A connector imports data from a source into the triple store, and can also export data from the store to the source. It converts between the source's representation of the data and subject-verb-object triples. 

The triples have subjects and verbs that are items, and objects that can be items or data elements. An item can represent an object in the real world, a property of real-world objects, or an abstract concept. A data element can have a simple value (e.g. an integer) or be a piece of text or a blob of data. For example, the subject of a triple could be an item representing the person John Smith, the verb could be an item representing the property has name, and the object could be the text string "John Smith". Another triple could have the same subject, its verb could be an item representing has age, and its object could be the integer 21.

A view is the result set of a stored query on the data.
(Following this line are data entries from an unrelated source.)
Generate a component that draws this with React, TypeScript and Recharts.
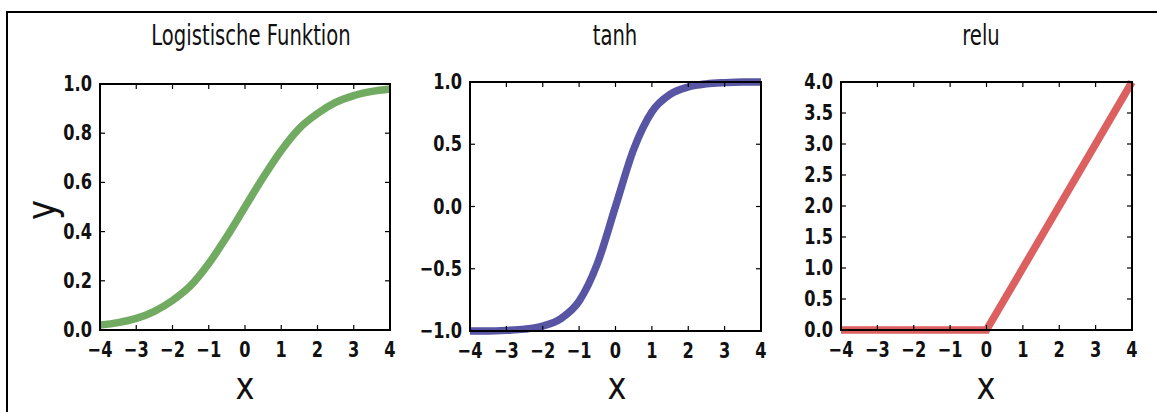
import React from "react";
import { LineChart, Line, XAxis, YAxis, CartesianGrid } from "recharts";

// x positions shared by the two curves
const xValues = [-4, -3.5, -3, -2.5, -2, -1.5, -1, -0.5, 0, 0.5, 1, 1.5, 2, 2.5, 3, 3.5, 4];
// values
const logisticValues = [0.02, 0.03, 0.047, 0.076, 0.12, 0.18, 0.27, 0.38, 0.5, 0.62, 0.73, 0.82, 0.88, 0.925, 0.953, 0.97, 0.98];
const tanhValues = [-1.0, -1.0, -0.995, -0.985, -0.96, -0.9, -0.76, -0.46, 0, 0.46, 0.76, 0.9, 0.96, 0.985, 0.995, 1.0, 1.0];
const reluX = [-4, 0, 4];
const reluValues = [0, 0, 4];

const xTicks = [-4, -3, -2, -1, 0, 1, 2, 3, 4];
const logisticTicks = [0, 0.2, 0.4, 0.6, 0.8, 1.0];
const tanhTicks = [-1, -0.5, 0, 0.5, 1];
const reluTicks = [0, 0.5, 1, 1.5, 2, 2.5, 3, 3.5, 4];

const titles = ["Logistische Funktion", "tanh", "relu"];

const logisticData = xValues.map((x, i) => ({ x, y: logisticValues[i] }));
const tanhData = xValues.map((x, i) => ({ x, y: tanhValues[i] }));
const reluData = reluX.map((x, i) => ({ x, y: reluValues[i] }));

const minus = (s: string) => s.replace("-", "\u2212");
const fmtX = (v: number) => minus(String(v));
const fmtY = (v: number) => minus(v.toFixed(1));

const FONT = "'DejaVu Sans Condensed', 'DejaVu Sans', sans-serif";
const AXIS_LINE = { stroke: "#000", strokeWidth: 2 };
const TICK_LEN = 5;

const LEFT_W = 70;
const PAD = 20;
const BOTTOM_H = 60;

// bottom axis: inward tick + label underneath
const BottomTick = (props: any) => {
  const { x, y, payload } = props;
  return (
    <g>
      <line x1={x} y1={y} x2={x} y2={y - TICK_LEN} stroke="#000" strokeWidth={1.2} />
      <text
        transform={`translate(${x},${y + 27}) scale(1,1.2)`}
        textAnchor="middle"
        fontFamily={FONT}
        fontSize={18}
        fontWeight={700}
        fill="#111"
      >
        {fmtX(payload.value)}
      </text>
    </g>
  );
};

const LeftTick = (props: any) => {
  const { x, y, payload } = props;
  return (
    <g>
      <line x1={x} y1={y} x2={x + TICK_LEN} y2={y} stroke="#000" strokeWidth={1.2} />
      <text
        transform={`translate(${x - 8},${y + 7}) scale(1,1.2)`}
        textAnchor="end"
        fontFamily={FONT}
        fontSize={18}
        fontWeight={700}
        fill="#111"
      >
        {fmtY(payload.value)}
      </text>
    </g>
  );
};

type PanelProps = {
  data: { x: number; y: number }[];
  yDomain: [number, number];
  yTicks: number[];
  color: string;
  left: number;
  right: number;
  top: number;
  bottom: number;
  curve: "monotone" | "linear";
};

function Panel({ data, yDomain, yTicks, color, left, right, top, bottom, curve }: PanelProps) {
  const plotW = right - left;
  const plotH = bottom - top;

  const TopTick = (props: any) => {
    const { x, y } = props;
    return <line x1={x} y1={y} x2={x} y2={y + TICK_LEN} stroke="#000" strokeWidth={1.2} />;
  };

  const RightTick = (props: any) => {
    const { x, y } = props;
    return <line x1={x} y1={y} x2={x - TICK_LEN} y2={y} stroke="#000" strokeWidth={1.2} />;
  };

  return (
    <div style={{ position: "absolute", left: left - LEFT_W, top: top - PAD, width: LEFT_W + plotW + PAD, height: PAD + plotH + BOTTOM_H }}>
      {/* plot frame drawn as a plain box behind the chart */}
      <div
        style={{
          position: "absolute",
          left: LEFT_W - 1,
          top: PAD - 1,
          width: plotW + 2,
          height: plotH + 2,
          boxSizing: "border-box",
          border: "2px solid #000",
          background: "#fff",
        }}
      />
      <div style={{ position: "absolute", left: 0, top: 0 }}>
        <LineChart
          width={LEFT_W + plotW + PAD}
          height={PAD + plotH + BOTTOM_H}
          data={data}
          margin={{ top: PAD - 1, right: PAD - 1, bottom: 0, left: 0 }}
        >
          <CartesianGrid
            xAxisId="b"
            yAxisId="l"
            horizontalPoints={[PAD, PAD + plotH]}
            verticalPoints={[LEFT_W, LEFT_W + plotW]}
            stroke="#000"
            strokeWidth={2}
            strokeDasharray=""
            fill="none"
          />
          <XAxis
            xAxisId="b"
            dataKey="x"
            type="number"
            domain={[-4, 4]}
            ticks={xTicks}
            interval={0}
            height={BOTTOM_H}
            axisLine={AXIS_LINE}
            tickLine={false}
            tickSize={0}
            tickMargin={0}
            tick={<BottomTick />}
          />
          <XAxis
            xAxisId="t"
            orientation="top"
            dataKey="x"
            type="number"
            domain={[-4, 4]}
            ticks={xTicks}
            interval={0}
            height={1}
            axisLine={AXIS_LINE}
            tickLine={false}
            tickSize={0}
            tickMargin={0}
            tick={<TopTick />}
          />
          <YAxis
            yAxisId="l"
            type="number"
            domain={yDomain}
            ticks={yTicks}
            interval={0}
            width={LEFT_W}
            axisLine={AXIS_LINE}
            tickLine={false}
            tickSize={0}
            tickMargin={0}
            tick={<LeftTick />}
          />
          <YAxis
            yAxisId="r"
            orientation="right"
            type="number"
            domain={yDomain}
            ticks={yTicks}
            interval={0}
            width={1}
            axisLine={AXIS_LINE}
            tickLine={false}
            tickSize={0}
            tickMargin={0}
            tick={<RightTick />}
          />
          {/* invisible copy so the top/right tick axes are rendered */}
          <Line
            xAxisId="t"
            yAxisId="r"
            dataKey="y"
            type="linear"
            stroke="none"
            dot={false}
            activeDot={false}
            isAnimationActive={false}
          />
          <Line
            xAxisId="b"
            yAxisId="l"
            dataKey="y"
            type={curve}
            stroke={color}
            strokeWidth={7.5}
            strokeOpacity={0.9}
            dot={false}
            activeDot={false}
            isAnimationActive={false}
          />
        </LineChart>
      </div>
    </div>
  );
}

const titleStyle: React.CSSProperties = {
  position: "absolute",
  top: 20,
  transform: "translateX(-50%) scale(0.7, 1)",
  fontFamily: "'DejaVu Sans', sans-serif",
  fontSize: 28,
  color: "#111",
  whiteSpace: "nowrap",
  lineHeight: "32px",
};

const xLabelStyle: React.CSSProperties = {
  position: "absolute",
  top: 366,
  transform: "translateX(-50%) scale(1, 1.2)",
  fontFamily: "'DejaVu Sans', sans-serif",
  fontSize: 32,
  color: "#111",
  lineHeight: "40px",
};

export default function App() {
  const panels = [
    { left: 100, right: 390, top: 84, bottom: 330 },
    { left: 470, right: 761, top: 82, bottom: 331 },
    { left: 841, right: 1132, top: 82, bottom: 330 },
  ];
  const centers = [251, 615, 981];
  const labelCenters = [245, 617, 986];
  return (
    <div style={{ position: "absolute", left: 0, top: 0, width: 1157, height: 412, background: "#fff", overflow: "hidden" }}>
      <div style={{ position: "absolute", left: 6, top: 11, width: 1160, height: 420, borderLeft: "2px solid #000", borderTop: "2px solid #000" }} />
      {titles.map((t, i) => (
        <div key={t} style={{ ...titleStyle, left: centers[i] }}>{t}</div>
      ))}
      {labelCenters.map((c, i) => (
        <div key={i} style={{ ...xLabelStyle, left: c }}>x</div>
      ))}
      <div
        style={{
          position: "absolute",
          left: 41,
          top: 210,
          transform: "translate(-50%, -50%) rotate(-90deg) scale(1, 1.2)",
          fontFamily: "'DejaVu Sans', sans-serif",
          fontSize: 34,
          color: "#111",
          lineHeight: "40px",
        }}
      >
        y
      </div>
      <Panel data={logisticData} yDomain={[0, 1]} yTicks={logisticTicks} color="#62a150" curve="monotone" {...panels[0]} />
      <Panel data={tanhData} yDomain={[-1, 1]} yTicks={tanhTicks} color="#45439a" curve="monotone" {...panels[1]} />
      <Panel data={reluData} yDomain={[0, 4]} yTicks={reluTicks} color="#d94f4f" curve="linear" {...panels[2]} />
    </div>
  );
}
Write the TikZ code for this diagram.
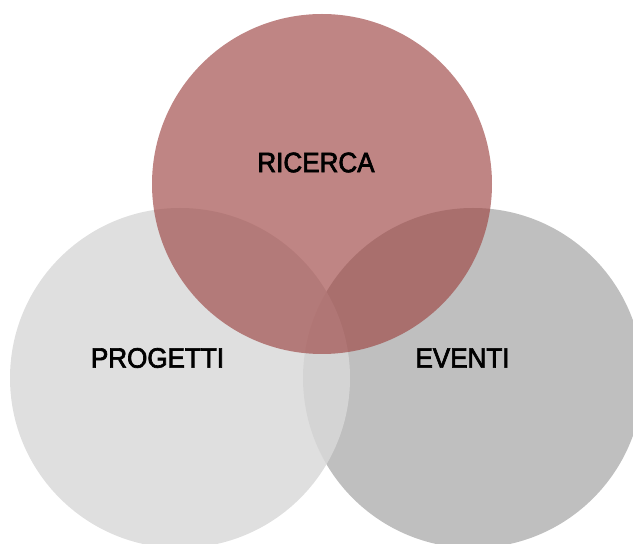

In a virtual data lake, the query takes the form of a request for values defined by a set of constraints on the triples. For example a view of data about people, including John Smith, could be defined by: NAME, AGE where PERSON has name NAME and PERSON has age AGE. This concept is based on (but not quite the same as) the query language SPARQL. The result of such a query looks like the result of an SQL query in a relational database, but can be obtained from data that does not fit the relational model, for example by containing hierarchical or repeating elements. 

The queries that define views are stored as metadata in the data sources, not in the virtual data lakes themselves. This means that a query can be used in many virtual data lakes.

The API is a programmatic interface that can be used to define and execute queries, and also to create and delete triples directly. An application could use it to provide a SQL-based API, an MDX API, a web service API, or an ESB interface.

A single virtual data lake can be used by multiple applications, but a more flexible arrangement is for each application, or distributed application component, to have its own virtual data lake. Such applications can have common views of shared data, because the data and the view definitions are held in sources that all their virtual data lakes can connect to. When this approach is followed, the application or application component can be deployed together with its virtual data lake as a single service or microservice. 

For example, in an Internet of Things application, microservices deployed in several locations to read sensor data could use their virtual data lakes to store the collected readings in data sources, and a central analysis microservice could produce reports using a single view of the data in the sources.

Summary

Traditional Data Virtualization Servers

  • Are a mature concept, with products available from competing suppliers
  • Are oriented towards relational data tables and SQL, but can work with a wide range of other data structures and query languages
  • Are mainly used as monolithic platforms in enterprises
  • Are well suited to enterprise-wide business intelligence, analysis, and reporting applications.

Virtual Data Lakes

  • Are a new concept
  • Are based on triples, which can represent data of any kind
  • Are suited to distributed operation, including in microservices architectures
  • Can be used for most applications, and can be a basis for application integration and interoperability.